Thursday, December 30, 2010

The Google Revolution Was Not Televised

I love Google. But I fear Google.

Google is everything The Technophile Luddite is about. Google is the whole thing in a nutshell, if a comprehensive global information indexing, storage, and retrieval system can fit in a nutshell. It's a bold step to call anything truly comprehensive, but I believe that the definition of "comprehensive" is expanding according to Google's increasing capabilities. If Google Maps was not comprehensive when it merely showed all geopolitical boundaries and paved road systems on the globe, it certainly attained that status when it integrated satellite pictures fine enough to display individual automobiles for much of the surface area of Earth, and expanded the meaning of comprehensive mapping with its street-level photography project.

And that is but one of Google's multitudes of projects, all revolving around collecting, organizing, and storing data.
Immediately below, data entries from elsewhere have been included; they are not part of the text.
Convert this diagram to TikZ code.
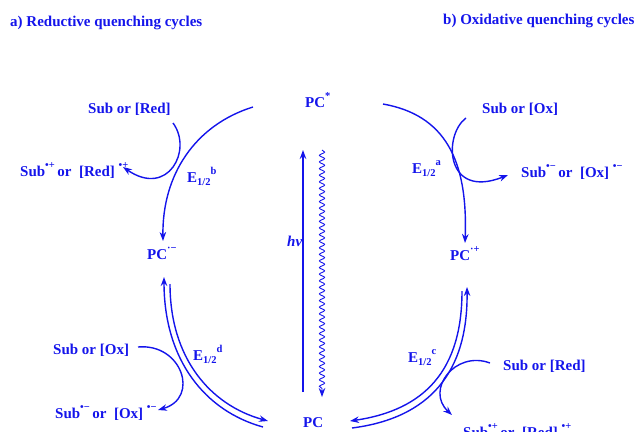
\documentclass[tikz,border=0pt]{standalone}
\usepackage{fontspec}
\setmainfont{Liberation Serif}
\usetikzlibrary{arrows.meta,decorations.pathmorphing}
\definecolor{pcblue}{RGB}{20,20,235}
\newcommand{\upidx}[1]{\raisebox{0.5em}{\fontsize{10.5}{10.5}\selectfont #1}}
\newcommand{\lowidx}[1]{\raisebox{-0.22em}{\fontsize{10.5}{10.5}\selectfont #1}}

\begin{document}
\begin{tikzpicture}[x=1pt,y=-1pt,
   lbl/.style={inner sep=0pt,anchor=base west,text=pcblue,
     font=\bfseries\fontsize{15}{18}\selectfont},
   cyc/.style={draw=pcblue,line width=1.4pt,-{Stealth[length=9pt,width=6.5pt]}}]
  \useasboundingbox (0,0) rectangle (636,431);
  % headings
  \node[lbl] (hdA) at (10,26) {a) Reductive quenching cycles};
  \node[lbl] (hdB) at (443,24) {b) Oxidative quenching cycles};
  % photocatalyst states
  \node[lbl] (pcstar) at (305,107) {PC\upidx{*}};
  \node[lbl] (pc) at (303,427) {PC};
  \node[lbl] (pcm) at (147,259) {PC\upidx{·−}};
  \node[lbl] (pcp) at (450,260) {PC\upidx{·+}};
  % substrates
  \node[lbl] (subred) at (88,113) {Sub or [Red]};
  \node[lbl] (subredrad) at (20,176) {Sub\upidx{•+}\,or\ \ [Red]\ \upidx{•+}};
  \node[lbl] (subox) at (482,113) {Sub or [Ox]};
  \node[lbl] (suboxrad) at (521,177) {Sub\upidx{•−}\,or\ \ [Ox]\ \upidx{•−}};
  \node[lbl] (suboxB) at (53,354) {Sub or [Ox]};
  \node[lbl] (suboxradB) at (55,418) {Sub\upidx{•−}\,or\ \ [Ox]\ \upidx{•−}};
  \node[lbl] (subredB) at (503,370) {Sub or [Red]};
  \node[lbl] (subredradB) at (463,437) {Sub\upidx{•+}\,or\ \ [Red]\ \upidx{•+}};
  % potentials
  \node[lbl] (Eb) at (187,182) {E\lowidx{1/2}\upidx{b}};
  \node[lbl] (Ea) at (412,173) {E\lowidx{1/2}\upidx{a}};
  \node[lbl] (Ed) at (193,360) {E\lowidx{1/2}\upidx{d}};
  \node[lbl] (Ec) at (408,362) {E\lowidx{1/2}\upidx{c}};
  \node[lbl,font=\bfseries\itshape\fontsize{15}{18}\selectfont] (hv) at (287,246) {hv};

  % excitation and decay
  \draw[cyc] ([yshift=35pt]pc.base west) -- ([yshift=277pt]pc.base west);
  \draw[cyc,line width=0.9pt,decorate,decoration={snake,amplitude=2.6pt,segment length=6.6pt,post length=8pt}]
    ([xshift=19pt,yshift=277pt]pc.base west) -- ([xshift=19pt,yshift=30pt]pc.base west);

  % reductive cycle
  \draw[cyc] ([xshift=-52pt]pcstar.base west) .. controls (195,125) and (162,175) .. ([xshift=16pt,yshift=18pt]pcm.base west);
  \draw[cyc] ([xshift=85pt,yshift=-10pt]subred.base west) .. controls (193,150) and (168,198) .. ([xshift=103pt,yshift=9pt]subredrad.base west);
  \draw[cyc] ([xshift=23pt,yshift=-25pt]pcm.base west) .. controls (170,358) and (210,405) .. ([xshift=-35pt,yshift=6pt]pc.base west);
  \draw[cyc] ([xshift=-40pt]pc.base west) .. controls (205,411) and (164,360) .. ([xshift=17pt,yshift=-18pt]pcm.base west);
  \draw[cyc] ([xshift=85pt,yshift=7pt]suboxB.base west) .. controls (182,343) and (200,398) .. ([xshift=103pt,yshift=8pt]suboxradB.base west);

  % oxidative cycle
  \draw[cyc] ([xshift=78pt,yshift=3pt]pcstar.base west) .. controls (445,115) and (468,160) .. ([xshift=15pt,yshift=17pt]pcp.base west);
  \draw[cyc] ([xshift=-16pt,yshift=-5pt]subox.base west) .. controls (443,135) and (445,200) .. ([xshift=-13pt,yshift=2pt]suboxrad.base west);
  \draw[cyc] ([xshift=12pt,yshift=-31pt]pcp.base west) .. controls (462,370) and (425,410) .. ([xshift=47pt,yshift=6pt]pc.base west);
  \draw[cyc] ([xshift=49pt,yshift=-1pt]pc.base west) .. controls (430,418) and (468,372) .. ([xshift=17pt,yshift=-27pt]pcp.base west);
  \draw[cyc] ([xshift=-13pt,yshift=7pt]subredB.base west) .. controls (455,350) and (425,390) .. ([xshift=-11pt,yshift=22pt]subredradB.base west);
\end{tikzpicture}
\end{document}
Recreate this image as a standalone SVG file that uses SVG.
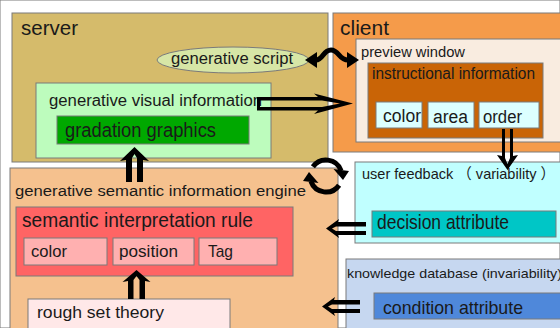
<svg xmlns="http://www.w3.org/2000/svg" width="560" height="328" viewBox="0 0 560 328">
<style>
rect, ellipse { stroke: #7a7a7a; stroke-width: 1; }
text { font-family: "Liberation Sans", "Noto Sans CJK JP", sans-serif; fill: #1a1a1a; }
.arr { fill: #000; fill-rule: evenodd; stroke: none; }
.ln { fill: none; stroke: #000; stroke-width: 5; }
.hd { fill: #000; stroke: none; }
</style>
<rect x="0" y="0" width="560" height="328" fill="#ffffff" stroke="none"/>
<g id="server">
  <rect x="12" y="13" width="316" height="149" fill="#d5bb6b"/>
  <text x="21" y="35" font-size="21" textLength="57" lengthAdjust="spacingAndGlyphs">server</text>
</g>
<g id="client">
  <rect x="333" y="13" width="232" height="139" fill="#f59b4a"/>
  <text x="340" y="35" font-size="20" textLength="49" lengthAdjust="spacingAndGlyphs">client</text>
</g>
<g id="engine">
  <rect x="10" y="168" width="328" height="170" fill="#f5c18e"/>
  <text x="15" y="196" font-size="15.5" textLength="291" lengthAdjust="spacingAndGlyphs">generative semantic information engine</text>
</g>
<g id="user-feedback">
  <rect x="355" y="162" width="210" height="81" fill="#c0ffff"/>
  <text x="362" y="179" font-size="15" textLength="193" lengthAdjust="spacingAndGlyphs">user feedback （ variability ）</text>
</g>
<g id="knowledge-database">
  <rect x="346" y="259" width="220" height="80" fill="#c6d7f0"/>
  <text x="347" y="278" font-size="13.5" textLength="215" lengthAdjust="spacingAndGlyphs">knowledge database (invariability)</text>
</g>
<g id="generative-script">
  <ellipse cx="233" cy="60" rx="76" ry="13" fill="#d7e6a6"/>
  <text x="171" y="64" font-size="16" textLength="122" lengthAdjust="spacingAndGlyphs">generative script</text>
</g>
<g id="generative-visual-information">
  <rect x="36" y="83" width="235" height="75" fill="#bdfcbd"/>
  <text x="49" y="106" font-size="16" textLength="213" lengthAdjust="spacingAndGlyphs">generative visual information</text>
</g>
<g id="gradation-graphics">
  <rect x="57" y="116" width="192" height="28" fill="#00a800"/>
  <text x="65" y="137" font-size="20" textLength="151" lengthAdjust="spacingAndGlyphs">gradation graphics</text>
</g>
<g id="preview-window">
  <rect x="356" y="39" width="210" height="103" fill="#f9ece0"/>
  <text x="361" y="57" font-size="14.5" textLength="104" lengthAdjust="spacingAndGlyphs">preview window</text>
</g>
<g id="instructional-information">
  <rect x="368" y="63" width="175" height="75" fill="#c96406"/>
  <text x="372" y="79" font-size="16" textLength="163" lengthAdjust="spacingAndGlyphs">instructional information</text>
</g>
<g id="client-color">
  <rect x="376" y="102" width="46" height="26" fill="#dcffff"/>
  <text x="383" y="122" font-size="18.5" textLength="38" lengthAdjust="spacingAndGlyphs">color</text>
</g>
<g id="client-area">
  <rect x="428" y="102" width="46" height="26" fill="#dcffff"/>
  <text x="433" y="123" font-size="18" textLength="35" lengthAdjust="spacingAndGlyphs">area</text>
</g>
<g id="client-order">
  <rect x="479" y="102" width="60" height="26" fill="#dcffff"/>
  <text x="483" y="123" font-size="18" textLength="39" lengthAdjust="spacingAndGlyphs">order</text>
</g>
<g id="semantic-interpretation-rule">
  <rect x="16" y="207" width="277" height="69" fill="#ff6464"/>
  <text x="22" y="227" font-size="20" textLength="231" lengthAdjust="spacingAndGlyphs">semantic interpretation rule</text>
</g>
<g id="rule-color">
  <rect x="24" y="238" width="83" height="27" fill="#ffb0b0"/>
  <text x="31" y="257" font-size="17" textLength="36" lengthAdjust="spacingAndGlyphs">color</text>
</g>
<g id="rule-position">
  <rect x="113" y="238" width="81" height="27" fill="#ffb0b0"/>
  <text x="119" y="257" font-size="17" textLength="59" lengthAdjust="spacingAndGlyphs">position</text>
</g>
<g id="rule-tag">
  <rect x="199" y="238" width="78" height="27" fill="#ffb0b0"/>
  <text x="208" y="257" font-size="17" textLength="25" lengthAdjust="spacingAndGlyphs">Tag</text>
</g>
<g id="rough-set-theory">
  <rect x="28" y="299" width="202" height="35" fill="#ffe8e8"/>
  <text x="37" y="318" font-size="16" textLength="127" lengthAdjust="spacingAndGlyphs">rough set theory</text>
</g>
<g id="decision-attribute">
  <rect x="372" y="211" width="184" height="26" fill="#00c6c6"/>
  <text x="377" y="229" font-size="20.5" textLength="132" lengthAdjust="spacingAndGlyphs">decision attribute</text>
</g>
<g id="condition-attribute">
  <rect x="374" y="293" width="192" height="26" fill="#4f88da"/>
  <text x="383" y="314" font-size="19" textLength="140" lengthAdjust="spacingAndGlyphs">condition attribute</text>
</g>
<g id="connectors">
  <path class="arr" d="M353,103.5 L314,93.5 L318,97 L257,97 L257,110.5 L318,110.5 L314,114 Z M340,103.5 L322,100.5 L260,100.5 L260,107 L322,107 Z"/>
  <path class="arr" d="M134.5,147 L149,161 L143,160 L143,182 L126,182 L126,160 L120,161 Z M134.5,154 L137,158 L137,182 L132,182 L132,158 Z"/>
  <path class="arr" d="M136.5,270 L150.5,282 L145,281 L145,299 L128,299 L128,281 L122.5,282 Z M136.5,276 L139.5,280 L139.5,299 L133.5,299 L133.5,280 Z"/>
  <path class="arr" d="M507.5,170 L497,155 L502,156 L502,129 L513,129 L513,156 L518,155 Z M507.5,164 L510,158 L510,129 L505,129 L505,158 Z"/>
  <path class="arr" d="M326,228.5 L339,219 L338,222 L366,222 L366,235 L338,235 L339,238 Z M332,228.5 L336,226.5 L366,226.5 L366,231 L336,231 Z"/>
  <path class="arr" d="M322,306.5 L335,297 L334,300 L360,300 L360,313 L334,313 L335,316 Z M328,306.5 L332,304.5 L360,304.5 L360,309 L332,309 Z"/>
  <path class="ln" d="M316,60 C323,60 323,50 331,50 C339,50 339,60 348,60"/>
  <polygon class="hd" points="305,60 317,52 317,68"/>
  <polygon class="hd" points="359,60 347,52 347,68"/>
  <path class="ln" d="M312.9,166.8 A16,16 0 0 1 341.04,170.53"/>
  <polygon class="hd" points="343,180 333.5,169 349,171"/>
  <path class="ln" d="M339.1,185.2 A16,16 0 0 1 310.96,181.47"/>
  <polygon class="hd" points="309,172 318.5,183 303,181"/>
</g>
</svg>
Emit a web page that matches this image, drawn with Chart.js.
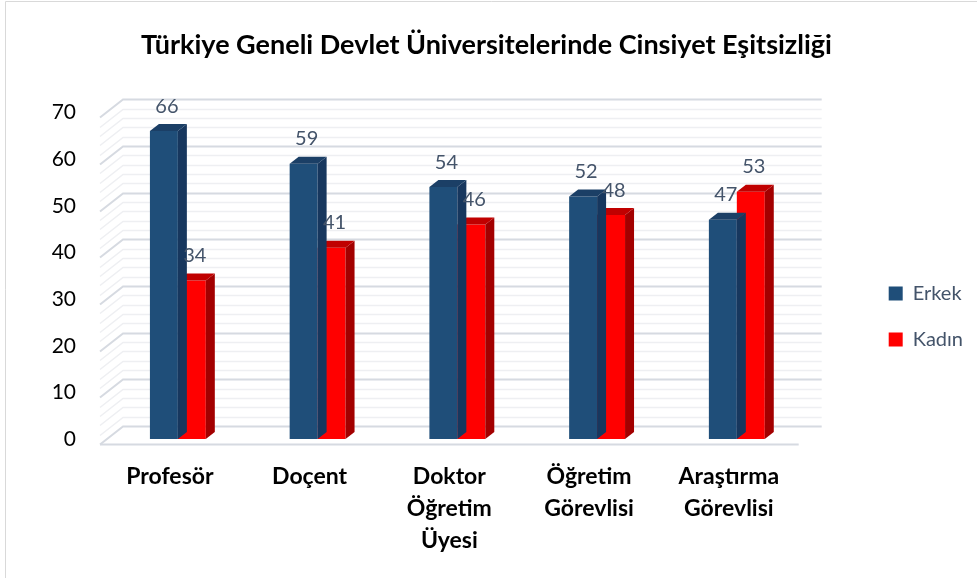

The Internet is a global computer network we are all logging into, and every single thing we do on that network is potentially traceable, with Google at the forefront of Internet user data collection.

Author William Gibson discusses how Google may qualify as an Artificial Intelligence, and just appear so different from representations in popular culture (2001: A Space Odyssey, BladeRunner, etc.) that it goes unrecognized. I find my attraction to this concept more than a little disturbing. Once again my twin sides have to fight it out, Technophile vs Luddite, and so I begrudgingly and lovingly Google everything, while keeping a mistrustful and watchful eye on the deity on my altar: God Google.